Salted roads don't care what you've got £20 or £2000 wheels it knackers everthing!


----------



## mcshroom (27 Jan 2015)

Justinslow said:


> http://www.merlincycles.com/carbote...+Road+Wheels&gclid=CI3L5dKNtcMCFYKWtAodSicAug
> Or these, personally I have the R501's and they've been fine. But someone mentioned these the other day and I thought they looked rather nice, reviews are somewhat erratic though from memory.

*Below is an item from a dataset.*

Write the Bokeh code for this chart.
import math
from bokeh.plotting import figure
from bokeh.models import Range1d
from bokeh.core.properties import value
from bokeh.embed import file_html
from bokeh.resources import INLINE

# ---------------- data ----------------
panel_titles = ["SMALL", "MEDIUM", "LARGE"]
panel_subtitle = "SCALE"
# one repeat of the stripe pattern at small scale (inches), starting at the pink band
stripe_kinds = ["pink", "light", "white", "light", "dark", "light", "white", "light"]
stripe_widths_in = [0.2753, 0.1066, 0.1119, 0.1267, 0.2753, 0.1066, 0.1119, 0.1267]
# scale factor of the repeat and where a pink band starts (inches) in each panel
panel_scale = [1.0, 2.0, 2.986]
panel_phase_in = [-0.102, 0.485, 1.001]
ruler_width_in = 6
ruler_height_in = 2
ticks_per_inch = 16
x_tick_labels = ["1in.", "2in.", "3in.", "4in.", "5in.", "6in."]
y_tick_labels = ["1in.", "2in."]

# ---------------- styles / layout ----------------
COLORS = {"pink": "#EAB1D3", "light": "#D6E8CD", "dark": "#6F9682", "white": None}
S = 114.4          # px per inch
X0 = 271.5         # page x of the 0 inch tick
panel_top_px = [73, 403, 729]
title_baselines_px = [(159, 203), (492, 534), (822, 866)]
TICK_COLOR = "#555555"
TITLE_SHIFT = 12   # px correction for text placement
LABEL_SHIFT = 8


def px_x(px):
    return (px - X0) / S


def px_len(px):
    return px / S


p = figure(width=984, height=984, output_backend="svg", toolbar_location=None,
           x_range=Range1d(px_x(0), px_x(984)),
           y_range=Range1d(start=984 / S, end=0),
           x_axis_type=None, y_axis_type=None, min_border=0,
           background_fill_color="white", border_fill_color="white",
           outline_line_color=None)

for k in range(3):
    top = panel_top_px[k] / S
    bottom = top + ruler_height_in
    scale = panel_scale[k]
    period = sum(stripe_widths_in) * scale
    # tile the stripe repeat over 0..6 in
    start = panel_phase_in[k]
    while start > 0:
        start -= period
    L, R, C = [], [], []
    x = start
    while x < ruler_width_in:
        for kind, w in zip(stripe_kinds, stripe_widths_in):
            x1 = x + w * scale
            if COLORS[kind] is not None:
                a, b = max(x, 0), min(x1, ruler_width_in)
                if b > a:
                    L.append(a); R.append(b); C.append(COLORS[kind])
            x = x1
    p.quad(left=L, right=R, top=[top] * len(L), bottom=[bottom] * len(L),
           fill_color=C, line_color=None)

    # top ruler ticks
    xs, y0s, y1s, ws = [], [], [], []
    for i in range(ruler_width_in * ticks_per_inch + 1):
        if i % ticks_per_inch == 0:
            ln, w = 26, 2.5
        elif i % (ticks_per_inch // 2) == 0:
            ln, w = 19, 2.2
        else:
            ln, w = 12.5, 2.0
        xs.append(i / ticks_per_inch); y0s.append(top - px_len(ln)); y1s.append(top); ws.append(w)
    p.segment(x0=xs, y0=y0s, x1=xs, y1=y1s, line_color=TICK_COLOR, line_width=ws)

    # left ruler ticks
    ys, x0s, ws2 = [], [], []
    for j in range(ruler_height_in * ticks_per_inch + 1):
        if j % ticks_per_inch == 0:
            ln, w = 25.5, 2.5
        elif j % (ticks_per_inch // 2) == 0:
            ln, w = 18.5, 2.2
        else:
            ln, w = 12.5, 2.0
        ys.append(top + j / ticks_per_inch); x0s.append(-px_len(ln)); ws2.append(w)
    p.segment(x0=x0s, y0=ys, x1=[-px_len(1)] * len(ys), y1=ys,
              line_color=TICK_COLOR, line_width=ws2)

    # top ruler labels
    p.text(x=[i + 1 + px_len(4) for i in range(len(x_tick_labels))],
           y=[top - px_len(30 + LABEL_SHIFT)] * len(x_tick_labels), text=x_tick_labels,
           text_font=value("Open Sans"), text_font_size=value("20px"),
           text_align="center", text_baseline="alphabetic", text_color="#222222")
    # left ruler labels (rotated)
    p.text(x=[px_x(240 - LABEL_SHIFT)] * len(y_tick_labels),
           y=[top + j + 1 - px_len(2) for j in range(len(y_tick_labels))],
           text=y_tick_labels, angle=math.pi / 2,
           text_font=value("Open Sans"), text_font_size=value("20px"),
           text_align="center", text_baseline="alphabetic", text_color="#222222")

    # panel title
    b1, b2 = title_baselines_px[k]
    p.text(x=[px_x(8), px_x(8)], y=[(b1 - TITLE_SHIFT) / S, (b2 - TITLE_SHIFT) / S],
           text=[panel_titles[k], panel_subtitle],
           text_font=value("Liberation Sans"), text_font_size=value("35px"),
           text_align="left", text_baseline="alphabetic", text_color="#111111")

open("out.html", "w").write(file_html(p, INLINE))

Those are for tubs though.


----------



## Justinslow (27 Jan 2015)

mcshroom said:


> Those are for tubs though.


What does that mean?


----------



## shadow master (27 Jan 2015)

It means they take a glue on tyre!useless to most people as the tyres cost as much as the wheels!CLINCHER is the word to look for....means normal tyre and tube type.


----------



## goody (27 Jan 2015)

it's the K30 from merlin you should be looking at http://www.merlincycles.com/carbotech-k30-wheelset-61299.html


----------



## iwantanewbike (28 Jan 2015)

I just received a pair of these this week: http://www.wiggle.co.uk/shimano-wh-r501-clincher-wheelset-1/
Came with freehub body, rim tape and quick release skewers.

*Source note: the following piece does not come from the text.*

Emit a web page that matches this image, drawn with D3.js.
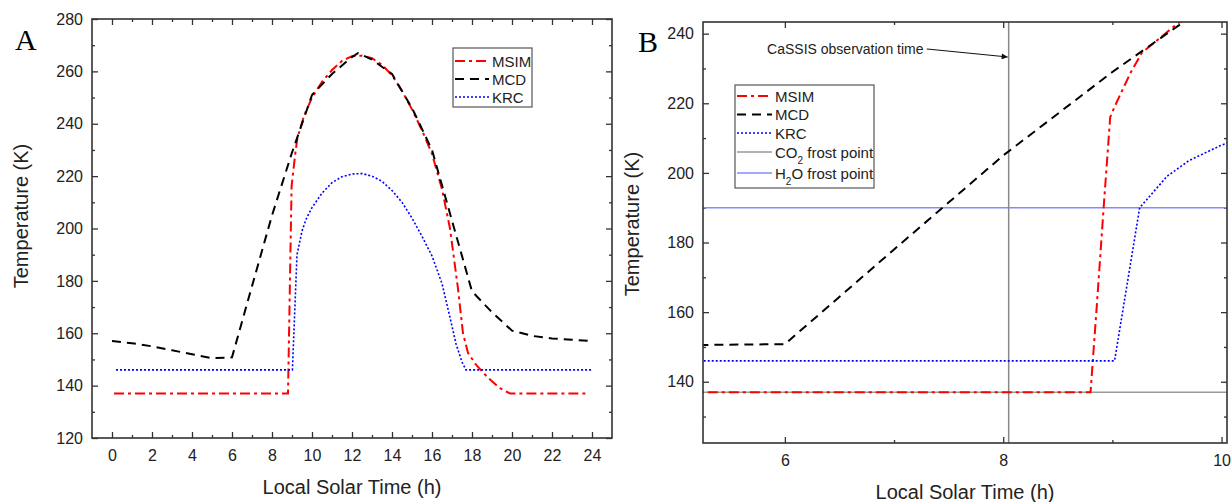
<!DOCTYPE html>
<html>
<head>
<meta charset="utf-8">
<script src="https://cdn.jsdelivr.net/npm/d3@7"></script>
<style>
  body { margin: 0; background: #fff; }
  svg { display: block; font-family: "Liberation Sans", Arial, sans-serif; }
</style>
</head>
<body>
<svg id="chart" width="1232" height="502"></svg>
<script>
// ---- data ----
const msimHours = [0.1, 2, 4, 6, 8, 8.8, 8.86, 8.92, 8.98, 9.02, 9.17, 9.27, 9.6, 10, 10.5, 11, 11.5, 12, 12.5, 13, 13.5, 14, 14.5, 15, 15.5, 16, 16.5, 16.9, 17.3, 17.55, 17.8, 18.2, 18.8, 19.4, 19.9, 22, 23.8];
const msimTemps = [137, 137, 137, 137, 137, 137, 163, 190, 216, 219, 229, 234.5, 243, 250, 256, 260.5, 264, 265.8, 266, 265, 262.5, 258.5, 252.5, 245.5, 237.5, 228.5, 215, 200, 177, 160, 152.5, 148, 143, 139, 137, 137, 137];

const mcdHours = [0, 1, 2, 3, 4, 5, 6, 7, 8, 9, 10, 11, 12, 12.3, 13, 14, 15, 16, 17, 18, 19, 20, 21, 22, 23, 24];
const mcdTemps = [157, 156.2, 155, 153.5, 152, 150.5, 150.8, 178, 205, 229, 251, 259, 265.5, 267, 264.5, 259, 246, 230, 203, 176, 168, 161, 159, 158, 157.5, 157];

const krcHours = [0.2, 4, 8, 9.02, 9.25, 9.5, 9.7, 10, 10.5, 11, 11.5, 12, 12.5, 13, 13.5, 14, 14.5, 15, 15.5, 16, 16.5, 16.9, 17.2, 17.5, 17.7, 20, 24];
const krcTemps = [146, 146, 146, 146, 190, 199, 203.5, 208, 213.5, 217.5, 219.8, 220.8, 221, 220, 218, 214.5, 210, 204, 197, 189.5, 179, 166, 156, 149, 146, 146, 146];

const co2Frost = 137;      // K
const h2oFrost = 190;      // K
const obsTime = 8.05;      // h, CaSSIS observation
const obsLabel = 'CaSSIS observation time';

const xTicksA = d3.range(0, 25, 2);
const xMinorA = d3.range(1, 25, 2);
const yTicksA = d3.range(120, 281, 20);
const yMinorA = d3.range(130, 280, 20);
const xTicksB = [6, 8, 10];
const xMinorB = [7, 9];
const yTicksB = [140, 160, 180, 200, 220, 240];
const yMinorB = [130, 150, 170, 190, 210, 230];

// ---- styles ----
const styles = {
  MSIM: { color: '#ff0000', width: 2, dash: '10,4,3,4' },
  MCD:  { color: '#000000', width: 2, dash: '9,6' },
  KRC:  { color: '#0000ff', width: 1.6, dash: '2,2' },
  CO2:  { color: '#9a9a9a', width: 1.5, dash: null },
  H2O:  { color: '#8888ff', width: 1.5, dash: null }
};

const zip = (xs, ys) => xs.map((h, i) => [h, ys[i]]);
const series = [
  { key: 'MSIM', pts: zip(msimHours, msimTemps) },
  { key: 'MCD',  pts: zip(mcdHours, mcdTemps) },
  { key: 'KRC',  pts: zip(krcHours, krcTemps) }
];

const svg = d3.select('#chart');
const ink = '#222';
const fmt = d3.format('d');

function drawPanel(o) {
  const x = d3.scaleLinear().domain(o.xDomain).range([o.left, o.right]);
  const y = d3.scaleLinear().domain(o.yDomain).range([o.bottom, o.top]);
  const g = svg.append('g').style('color', '#333');

  g.append('clipPath').attr('id', 'clip-' + o.id)
    .append('rect')
    .attr('x', o.left).attr('y', o.top)
    .attr('width', o.right - o.left).attr('height', o.bottom - o.top);

  // inward ticks on all four sides (Origin style)
  const ax = (axis, scale, vals, size, pad, labels, tx, ty) => {
    const a = axis(scale).tickValues(vals).tickSize(-size).tickPadding(pad);
    a.tickFormat(labels ? fmt : '');
    const s = g.append('g').attr('transform', `translate(${tx},${ty})`).call(a);
    s.select('.domain').remove();
    s.selectAll('line').attr('stroke-width', 1.3);
    s.selectAll('text').attr('fill', ink).style('font-size', '16px');
    return s;
  };
  ax(d3.axisBottom, x, o.xTicks, 6, o.xPad, true, 0, o.bottom);
  ax(d3.axisBottom, x, o.xMinor, 3, 0, false, 0, o.bottom);
  ax(d3.axisTop, x, o.xTicks, 6, 0, false, 0, o.top);
  ax(d3.axisTop, x, o.xMinor, 3, 0, false, 0, o.top);
  ax(d3.axisLeft, y, o.yTicks, 6, 9, true, o.left, 0);
  ax(d3.axisLeft, y, o.yMinor, 3, 0, false, o.left, 0);
  ax(d3.axisRight, y, o.yTicks, 6, 0, false, o.right, 0);
  ax(d3.axisRight, y, o.yMinor, 3, 0, false, o.right, 0);

  const plot = g.append('g').attr('clip-path', `url(#clip-${o.id})`);

  g.append('rect')
    .attr('x', o.left).attr('y', o.top)
    .attr('width', o.right - o.left).attr('height', o.bottom - o.top)
    .attr('fill', 'none').attr('stroke', '#333').attr('stroke-width', 1.6);

  // axis titles
  g.append('text')
    .attr('x', (o.left + o.right) / 2).attr('y', o.xTitleY)
    .attr('text-anchor', 'middle').attr('fill', ink)
    .style('font-size', '20px').text('Local Solar Time (h)');
  g.append('text')
    .attr('transform', `translate(${o.yTitleX},${o.yTitleCy}) rotate(-90)`)
    .attr('text-anchor', 'middle').attr('fill', ink)
    .style('font-size', '20px').text('Temperature (K)');

  // panel letter
  g.append('text')
    .attr('x', o.letterX).attr('y', o.letterY)
    .attr('fill', '#000')
    .style('font-family', '"Liberation Serif", "Times New Roman", serif')
    .style('font-size', '30px').text(o.letter);

  return { x, y, g, plot };
}

function drawSeries(p) {
  const line = d3.line().x(d => p.x(d[0])).y(d => p.y(d[1]));
  p.plot.selectAll('path.series')
    .data(series)
    .join('path')
    .attr('class', 'series')
    .attr('d', d => line(d.pts))
    .attr('fill', 'none')
    .attr('stroke', d => styles[d.key].color)
    .attr('stroke-width', d => styles[d.key].width)
    .attr('stroke-dasharray', d => styles[d.key].dash);
}

function drawLegend(g, items, o) {
  g.append('rect')
    .attr('x', o.x).attr('y', o.y).attr('width', o.w).attr('height', o.h)
    .attr('fill', '#fff').attr('stroke', '#555').attr('stroke-width', 1.2);
  items.forEach((it, i) => {
    const cy = o.rows[i];
    const st = styles[it.key];
    g.append('line')
      .attr('x1', o.x + 2).attr('x2', o.x + 2 + o.sample)
      .attr('y1', cy).attr('y2', cy)
      .attr('stroke', st.color).attr('stroke-width', st.width)
      .attr('stroke-dasharray', st.dash);
    const t = g.append('text')
      .attr('x', o.x + o.sample + 5).attr('y', cy + 5.5)
      .attr('fill', ink).style('font-size', '15px');
    it.parts.forEach(pt => {
      const ts = t.append('tspan').text(pt.t);
      if (pt.sub) ts.attr('baseline-shift', 'sub').style('font-size', '10px');
    });
  });
}

// ---- Panel A ----
const A = drawPanel({
  id: 'a', letter: 'A', letterX: 15, letterY: 50,
  left: 92, right: 612, top: 19, bottom: 438,
  xDomain: [-1, 25], yDomain: [120, 280],
  xTicks: xTicksA, xMinor: xMinorA, yTicks: yTicksA, yMinor: yMinorA,
  xPad: 12, xTitleY: 494, yTitleX: 28, yTitleCy: 216
});
drawSeries(A);
drawLegend(A.g, [
  { key: 'MSIM', parts: [{ t: 'MSIM' }] },
  { key: 'MCD', parts: [{ t: 'MCD' }] },
  { key: 'KRC', parts: [{ t: 'KRC' }] }
], { x: 453, y: 48, w: 79, h: 59, sample: 34, rows: [61, 79, 97] });

// ---- Panel B ----
const B = drawPanel({
  id: 'b', letter: 'B', letterX: 638, letterY: 52,
  left: 703, right: 1227, top: 22, bottom: 443,
  xDomain: [5.25, 10.05], yDomain: [122.4, 243.35],
  xTicks: xTicksB, xMinor: xMinorB, yTicks: yTicksB, yMinor: yMinorB,
  xPad: 12, xTitleY: 499, yTitleX: 639, yTitleCy: 224
});

// reference lines
B.plot.append('line')
  .attr('x1', B.x.range()[0]).attr('x2', B.x.range()[1])
  .attr('y1', B.y(co2Frost)).attr('y2', B.y(co2Frost))
  .attr('stroke', styles.CO2.color).attr('stroke-width', styles.CO2.width);
B.plot.append('line')
  .attr('x1', B.x.range()[0]).attr('x2', B.x.range()[1])
  .attr('y1', B.y(h2oFrost)).attr('y2', B.y(h2oFrost))
  .attr('stroke', styles.H2O.color).attr('stroke-width', styles.H2O.width);
B.plot.append('line')
  .attr('x1', B.x(obsTime)).attr('x2', B.x(obsTime))
  .attr('y1', B.y.range()[0]).attr('y2', B.y.range()[1])
  .attr('stroke', '#888').attr('stroke-width', 1.5);

drawSeries(B);

// annotation
svg.append('defs').append('marker')
  .attr('id', 'arrow').attr('viewBox', '0 -5 10 10')
  .attr('refX', 10).attr('refY', 0)
  .attr('markerWidth', 9).attr('markerHeight', 6)
  .attr('markerUnits', 'userSpaceOnUse')
  .attr('orient', 'auto')
  .append('path').attr('d', 'M0,-5L10,0L0,5Z').attr('fill', '#111');

B.g.append('text')
  .attr('x', B.x(7.27)).attr('y', B.y(234.2))
  .attr('text-anchor', 'end').attr('fill', ink)
  .style('font-size', '14px').text(obsLabel);
B.g.append('line')
  .attr('x1', B.x(7.3)).attr('y1', B.y(235.6))
  .attr('x2', B.x(obsTime) - 1).attr('y2', B.y(233.3))
  .attr('stroke', '#111').attr('stroke-width', 1)
  .attr('marker-end', 'url(#arrow)');

drawLegend(B.g, [
  { key: 'MSIM', parts: [{ t: 'MSIM' }] },
  { key: 'MCD', parts: [{ t: 'MCD' }] },
  { key: 'KRC', parts: [{ t: 'KRC' }] },
  { key: 'CO2', parts: [{ t: 'CO' }, { t: '2', sub: true }, { t: ' frost point' }] },
  { key: 'H2O', parts: [{ t: 'H' }, { t: '2', sub: true }, { t: 'O frost point' }] }
], { x: 735, y: 85, w: 139, h: 103, sample: 35, rows: [96, 114.5, 133, 152, 173] });
</script>
</body>
</html>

The old Aksium rims and worn cassette will be paired with a pair of the following to create an icy weather quick release wheelset:
http://www.chainreactioncycles.com/schwalbe-winter-spike-road-tyre/rp-prod118113


----------



## Justinslow (28 Jan 2015)

shadow master said:


> It means they take a glue on tyre!useless to most people as the tyres cost as much as the wheels!CLINCHER is the word to look for....means normal tyre and tube type.

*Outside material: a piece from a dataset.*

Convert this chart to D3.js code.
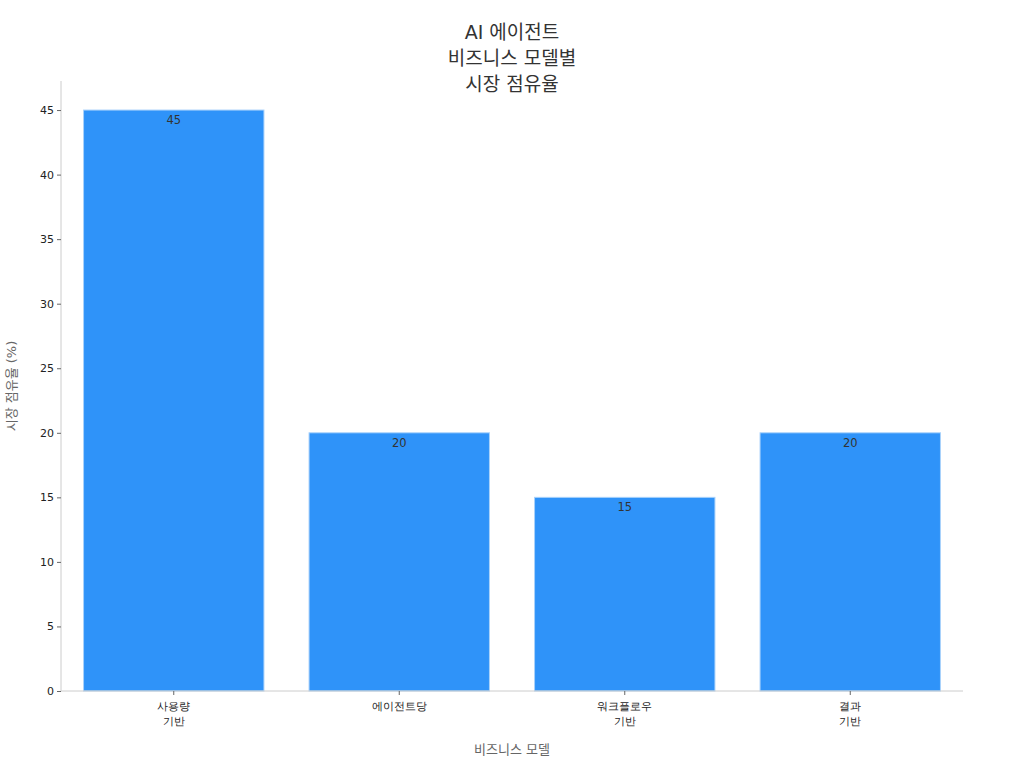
<!DOCTYPE html>
<html>
<head>
<meta charset="utf-8">
<script src="https://cdn.jsdelivr.net/npm/d3@7"></script>
<style>
  html, body { margin: 0; padding: 0; background: #fff; }
  svg { display: block; font-family: "DejaVu Sans", "Noto Sans CJK KR", sans-serif; }
</style>
</head>
<body>
<div id="chart"></div>
<script>
// AI 에이전트 비즈니스 모델별 시장 점유율
const categories = [['사용량', '기반'], ['에이전트당'], ['워크플로우', '기반'], ['결과', '기반']];
const shares = [45, 20, 15, 20];
const yTicks = [0, 5, 10, 15, 20, 25, 30, 35, 40, 45];
const titleLines = ['AI 에이전트', '비즈니스 모델별', '시장 점유율'];

const W = 1024, H = 768;
const M = { top: 81, right: 61, bottom: 77, left: 61 };
const iW = W - M.left - M.right;
const iH = H - M.top - M.bottom;

const svg = d3.select('#chart')
  .append('svg')
  .attr('width', W)
  .attr('height', H);

const g = svg.append('g').attr('transform', `translate(${M.left},${M.top})`);

const keys = categories.map(c => c.join(' '));

const x = d3.scaleBand()
  .domain(keys)
  .range([0, iW])
  .paddingInner(0.2)
  .paddingOuter(0.1);

const y = d3.scaleLinear()
  .domain([0, d3.max(shares) * 1.05])
  .range([iH, 0]);

// Bars
g.selectAll('rect.bar')
  .data(shares)
  .join('rect')
  .attr('class', 'bar')
  .attr('x', (d, i) => x(keys[i]))
  .attr('y', d => y(d))
  .attr('width', x.bandwidth())
  .attr('height', d => iH - y(d))
  .attr('fill', '#2f93f9')
  .attr('stroke', '#a9d2fb')
  .attr('stroke-width', 1);

// Value labels
g.selectAll('text.val')
  .data(shares)
  .join('text')
  .attr('class', 'val')
  .attr('x', (d, i) => x(keys[i]) + x.bandwidth() / 2)
  .attr('y', d => y(d) + 14)
  .attr('text-anchor', 'middle')
  .attr('font-size', 11.5)
  .attr('fill', '#333')
  .text(d => d);

// Y axis
g.append('g')
  .call(d3.axisLeft(y).tickValues(yTicks).tickSize(4).tickPadding(3))
  .call(ax => ax.select('.domain').attr('stroke', '#ccc').attr('d', `M0,${iH}V0`))
  .call(ax => ax.selectAll('.tick line').attr('stroke', '#666'))
  .call(ax => ax.selectAll('text').attr('font-size', 11).attr('fill', '#222')
    .attr('font-family', '"DejaVu Sans", sans-serif'));

// X axis
const xAx = g.append('g')
  .attr('transform', `translate(0,${iH})`)
  .call(d3.axisBottom(x).tickSize(4).tickPadding(4).tickFormat(''))
  .call(ax => ax.select('.domain').attr('stroke', '#ccc').attr('d', `M0,0H${iW}`))
  .call(ax => ax.selectAll('.tick line').attr('stroke', '#666'));

xAx.selectAll('.tick').each(function (k, i) {
  const t = d3.select(this).select('text')
    .attr('font-size', 11)
    .attr('fill', '#222')
    .attr('y', 0)
    .attr('dy', null);
  categories[i].forEach((line, j) => {
    t.append('tspan')
      .attr('x', 0)
      .attr('y', 19 + j * 15)
      .text(line);
  });
});

// Axis labels
g.append('text')
  .attr('x', iW / 2)
  .attr('y', iH + 63)
  .attr('text-anchor', 'middle')
  .attr('font-size', 13)
  .attr('fill', '#666')
  .text('비즈니스 모델');

g.append('text')
  .attr('transform', 'rotate(-90)')
  .attr('x', -iH / 2)
  .attr('y', -45)
  .attr('text-anchor', 'middle')
  .attr('font-size', 13)
  .attr('fill', '#666')
  .text('시장 점유율 (%)');

// Title
svg.append('text')
  .attr('x', W / 2)
  .attr('text-anchor', 'middle')
  .attr('font-size', 19)
  .attr('fill', '#333')
  .selectAll('tspan')
  .data(titleLines)
  .join('tspan')
  .attr('x', W / 2)
  .attr('y', (d, i) => 39 + i * 26)
  .text(d => d);
</script>
</body>
</html>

You learn something everyday, was wondering what the difference between the two sets of 501's was, couldn't find anything out when doing a quick search, just that the more expensive ones were 30mm deep profile.


----------



## jack smith (28 Jan 2015)

The r501's are all clincher the 30mm ones are abit better in my opinion they look nicer and are abit stiffer, weather you'll get any aero advantage is debatable though


----------



## Justinslow (28 Jan 2015)

mcshroom said:


> Those are for tubs though.





goody said:


> it's the K30 from merlin you should be looking at http://www.merlincycles.com/carbotech-k30-wheelset-61299.html





jack smith said:


> The r501's are all clincher the 30mm ones are abit better in my opinion they look nicer and are abit stiffer, weather you'll get any aero advantage is debatable though



Sorry, I get it now! The link I posted about the merlin wheels was for the wrong wheels - for tubeless tyres and all 501's are clinchers and the more expensive ones are 30mm rim. Sorry me getting confused.com. Thanks for correcting me


----------



## Arjimlad (29 Jan 2015)

goody said:


> it's the K30 from merlin you should be looking at http://www.merlincycles.com/carbotech-k30-wheelset-61299.html


Do you have these ?


----------



## goody (29 Jan 2015)

No. I was in the market for a new set of wheels for my commuter the last ones were R500. I was going to order the Carbotechs but with postage they come to £80 so went for the Shimano's from Ribble £64 free delivery. Plus I've got supply of spare spokes from the old wheels. I think the Carbotech are slightly lighter but I'm using Marathon Plus tyres on that bike so not too worried about any performance differences.


----------



## Diggs (29 Jan 2015)

+1 For checking Ribble, they have 10 percent off at the moment (code DISC10 but it's on the homepage ) 
That means their cheapest R501s (retailing at 68.07) will set you back just over £60


----------